Par ailleurs, depuis ma nomination en tant que ministre en charge des transports, j’ai pu percevoir combien les sujets ferroviaires suscitaient des débats passionnés. Il faut dire que le secteur ferroviaire se trouve aujourd’hui à la croisée des chemins, et confronté à des paradoxes parfois difficiles à concilier :
- un réseau existant à entretenir, pour lequel le Gouvernement met en oeuvre un plan ambitieux d’investissement,
- des projets de nouvelles lignes à grande vitesse en grand nombre,
- une qualité de service qui tend à se dégrader, alors que les français n’ont jamais autant exprimé leur attachement au bon fonctionnement des services ferroviaires,
- un contexte concurrentiel qui évolue et que nous devons ensemble anticiper,
- une filière industrielle ferroviaire qui traverse actuellement une période difficile.
C’est la raison pour laquelle je souhaite organiser, dès septembre, un débat national autour de toutes ces questions. Ces « Assises du ferroviaire », dans la droite ligne des échanges que vous avez aujourd’hui, devront permettre de dessiner l’avenir du modèle ferroviaire français. Car il nous appartient de construire ensemble le chemin de fer de demain.
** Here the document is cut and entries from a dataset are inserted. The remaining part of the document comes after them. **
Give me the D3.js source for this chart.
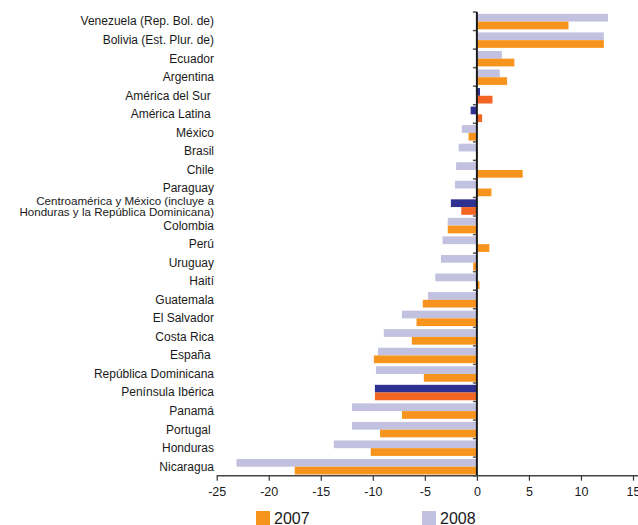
<!DOCTYPE html>
<html><head><meta charset="utf-8">
<script src="https://cdn.jsdelivr.net/npm/d3@7"></script>
<style>
html,body{margin:0;padding:0;background:#fff;}
text{font-family:"Liberation Sans",Arial,Helvetica,sans-serif;fill:#1a1a1a;}
</style></head>
<body>
<svg id="chart" width="638" height="525"></svg>
<script>
const categories = [
  "Venezuela (Rep. Bol. de)", "Bolivia (Est. Plur. de)", "Ecuador", "Argentina",
  "América del Sur ", "América Latina ", "México", "Brasil", "Chile", "Paraguay",
  "Centroamérica y México (incluye a\nHonduras y la República Dominicana)",
  "Colombia", "Perú", "Uruguay", "Haití", "Guatemala", "El Salvador", "Costa Rica",
  "España ", "República Dominicana", "Península Ibérica", "Panamá", "Portugal ",
  "Honduras", "Nicaragua"
];
const aggregates = ["América del Sur ", "América Latina ",
  "Centroamérica y México (incluye a\nHonduras y la República Dominicana)", "Península Ibérica"];
const values2007 = [8.8, 12.2, 3.6, 2.9, 1.5, 0.5, -0.8, 0.1, 4.4, 1.4, -1.5, -2.8, 1.2, -0.35, 0.25,
  -5.2, -5.8, -6.25, -9.9, -5.1, -9.8, -7.2, -9.3, -10.2, -17.5];
const values2008 = [12.6, 12.2, 2.4, 2.2, 0.3, -0.6, -1.45, -1.75, -2.0, -2.1, -2.5, -2.8, -3.3, -3.45, -4.0,
  -4.7, -7.2, -8.95, -9.5, -9.7, -9.8, -12.0, -12.0, -13.75, -23.1];
const series = ["2008", "2007"];
const xTicks = [-25, -20, -15, -10, -5, 0, 5, 10, 15];

const colors = {"2007": "#f7941d", "2008": "#c2c1e0"};
const aggColors = {"2007": "#f26522", "2008": "#2e3192"};

const svg = d3.select("#chart");
const W = 638;
const x = d3.scaleLinear().domain([-25, 15]).range([216.7, 633]);
const y = d3.scaleBand().domain(categories).range([12, 475.7]).padding(0);
const sub = d3.scaleBand().domain(series).range([0, y.bandwidth()]).paddingInner(0).paddingOuter(0.2).align(0.6);

const rows = categories.map((c, i) => ({cat: c, v: {"2007": values2007[i], "2008": values2008[i]}}));

// bars
const g = svg.append("g");
rows.forEach(r => {
  series.forEach(s => {
    const v = r.v[s];
    const isAgg = aggregates.includes(r.cat);
    g.append("rect")
      .attr("x", x(Math.min(0, v)))
      .attr("width", Math.abs(x(v) - x(0)))
      .attr("y", y(r.cat) + sub(s))
      .attr("height", sub.bandwidth())
      .attr("fill", isAgg ? aggColors[s] : colors[s]);
  });
});

// category tick marks on the vertical axis
const boundaries = categories.map(c => y(c)).concat([y.range()[1]]);
svg.append("g").selectAll("line").data(boundaries).join("line")
  .attr("x1", x(0) - 4).attr("x2", x(0))
  .attr("y1", d => d).attr("y2", d => d)
  .attr("stroke", "#555").attr("stroke-width", 1.5);

// vertical zero axis
svg.append("line")
  .attr("x1", x(0)).attr("x2", x(0))
  .attr("y1", y.range()[0]).attr("y2", y.range()[1])
  .attr("stroke", "#1a1a1a").attr("stroke-width", 2);

// category labels
const lab = svg.append("g");
rows.forEach(r => {
  const lines = r.cat.split("\n");
  const cy = y(r.cat) + y.bandwidth() / 2;
  const lh = 11.2;
  const t = lab.append("text")
    .attr("text-anchor", "end")
    .attr("font-size", lines.length > 1 ? 11.6 : 12)
    .style("white-space", "pre");
  lines.forEach((ln, k) => {
    t.append("tspan")
      .attr("x", 214)
      .attr("y", cy + (k - (lines.length - 1) / 2) * lh)
      .attr("dy", "0.35em")
      .text(ln);
  });
});

// bottom axis
const axis = svg.append("g").attr("transform", `translate(0,${y.range()[1]})`)
  .call(d3.axisBottom(x).tickValues(xTicks).tickFormat(d => String(d))
    .tickSize(5).tickSizeOuter(0).tickPadding(6));
axis.select(".domain").remove();
axis.append("line").attr("x1", x(-25)).attr("x2", W).attr("y1", 0).attr("y2", 0)
  .attr("stroke", "#444").attr("stroke-width", 1.5);
axis.selectAll(".tick line").attr("stroke", "#333").attr("stroke-width", 1.2);
axis.selectAll(".tick text").attr("font-size", 12.5)
  .attr("font-family", "'Liberation Sans',Arial,Helvetica,sans-serif").attr("fill", "#1a1a1a");

// legend
const legendItems = [{s: "2007", x: 256}, {s: "2008", x: 422}];
const leg = svg.append("g");
legendItems.forEach(d => {
  leg.append("rect").attr("x", d.x).attr("y", 511).attr("width", 14).attr("height", 14).attr("fill", colors[d.s]);
  leg.append("text").attr("x", d.x + 18).attr("y", 524).attr("font-size", 16).text(d.s);
});
</script>
</body></html>
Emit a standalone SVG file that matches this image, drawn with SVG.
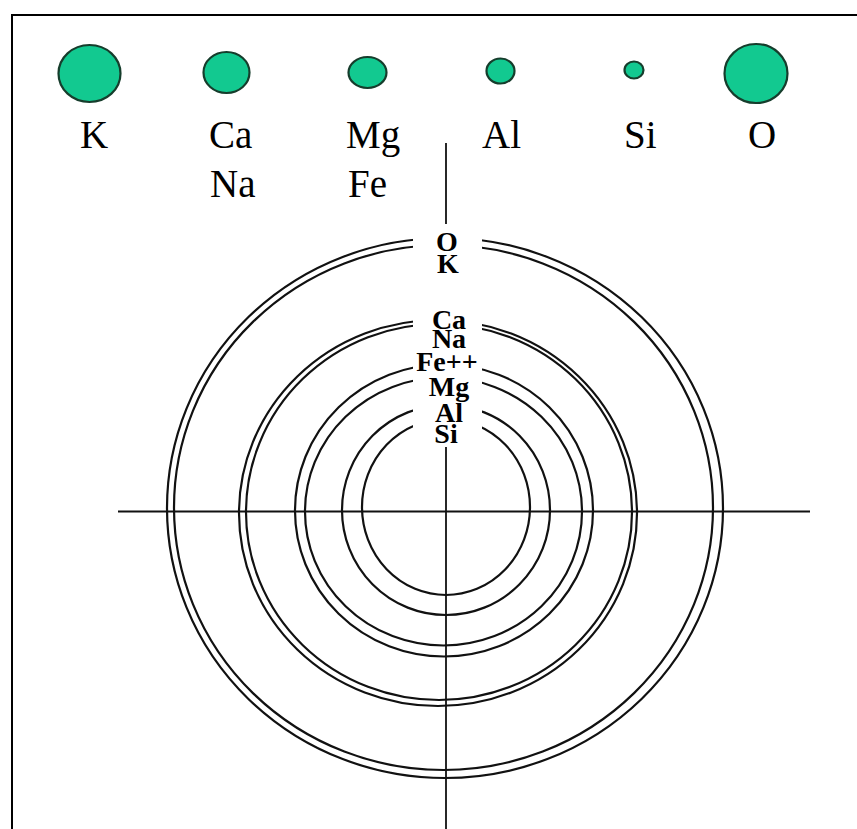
<svg xmlns="http://www.w3.org/2000/svg" width="857" height="829" viewBox="0 0 857 829">
<style>
.atom{fill:#12c990;stroke:#163d2c;stroke-width:2.2}
.lbl{font-family:"Liberation Serif","Times New Roman",serif;font-size:39px;fill:#000}
.ring{fill:none;stroke:#111;stroke-width:2.2}
.axis{stroke:#111;stroke-width:1.8;fill:none}
.rl{font-family:"Liberation Serif","Times New Roman",serif;font-size:28px;font-weight:bold;fill:#000;text-anchor:middle}
</style>
<rect width="857" height="829" fill="#fff"/>
<path id="frame" d="M12,829 V15 H857" fill="none" stroke="#000" stroke-width="2"/>
<g id="atom-K"><ellipse class="atom" cx="89.5" cy="73.5" rx="31" ry="28.5"/><text class="lbl" x="80" y="148">K</text></g>
<g id="atom-CaNa"><ellipse class="atom" cx="226.5" cy="72.5" rx="23" ry="20.5"/><text class="lbl" x="209" y="148">Ca</text><text class="lbl" x="210" y="197">Na</text></g>
<g id="atom-MgFe"><ellipse class="atom" cx="367.5" cy="72.5" rx="19" ry="15.5"/><text class="lbl" x="346" y="148">Mg</text><text class="lbl" x="348" y="197">Fe</text></g>
<g id="atom-Al"><ellipse class="atom" cx="500.5" cy="71" rx="14" ry="12.5"/><text class="lbl" x="482" y="148">Al</text></g>
<g id="atom-Si"><ellipse class="atom" cx="634" cy="70" rx="9.5" ry="8.5"/><text class="lbl" x="624" y="148">Si</text></g>
<g id="atom-O"><ellipse class="atom" cx="756" cy="73.5" rx="31.5" ry="29.5"/><text class="lbl" x="748" y="148">O</text></g>
<g id="connectors">
<line class="axis" x1="118" y1="511.5" x2="810" y2="511.5"/>
<line class="axis" x1="446" y1="143" x2="446" y2="829"/>
</g>
<g id="rings">
<ellipse id="ring-O" class="ring" cx="445" cy="508" rx="278" ry="270"/>
<ellipse id="ring-K" class="ring" cx="443.5" cy="507.5" rx="269.5" ry="262.5"/>
<ellipse id="ring-Ca" class="ring" cx="438" cy="513" rx="199" ry="193"/>
<ellipse id="ring-Na" class="ring" cx="439" cy="512" rx="193" ry="188"/>
<ellipse id="ring-Fe" class="ring" cx="444" cy="510.5" rx="149" ry="146"/>
<ellipse id="ring-Mg" class="ring" cx="443.5" cy="511.5" rx="138.5" ry="134"/>
<ellipse id="ring-Al" class="ring" cx="446" cy="510" rx="104" ry="105"/>
<ellipse id="ring-Si" class="ring" cx="446" cy="507" rx="84" ry="88"/>
</g>
<g id="ring-labels">
<rect x="413" y="224" width="69" height="223" fill="#fff"/>
<text class="rl" x="447" y="251">O</text>
<text class="rl" x="448" y="273">K</text>
<text class="rl" x="449" y="329">Ca</text>
<text class="rl" x="449" y="348">Na</text>
<text class="rl" x="447" y="371">Fe++</text>
<text class="rl" x="449" y="396">Mg</text>
<text class="rl" x="449" y="422">Al</text>
<text class="rl" x="446" y="443">Si</text>
</g>
</svg>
Mesdames, Messieurs, je vous laisse donc poursuivre vos débats pour cet après-midi, et je suis certaine qu’ils seront riches et instructifs.
Et je tiens à vous assurer que le Gouvernement sera particulièrement attentif à vos interrogations et à vos propositions.
« Notre objectif est de rechercher le consensus le plus large possible pour réussir, avec les régions, les acteurs du secteur ferroviaire et les voyageurs, cette deuxième étape dans la vie des TER ».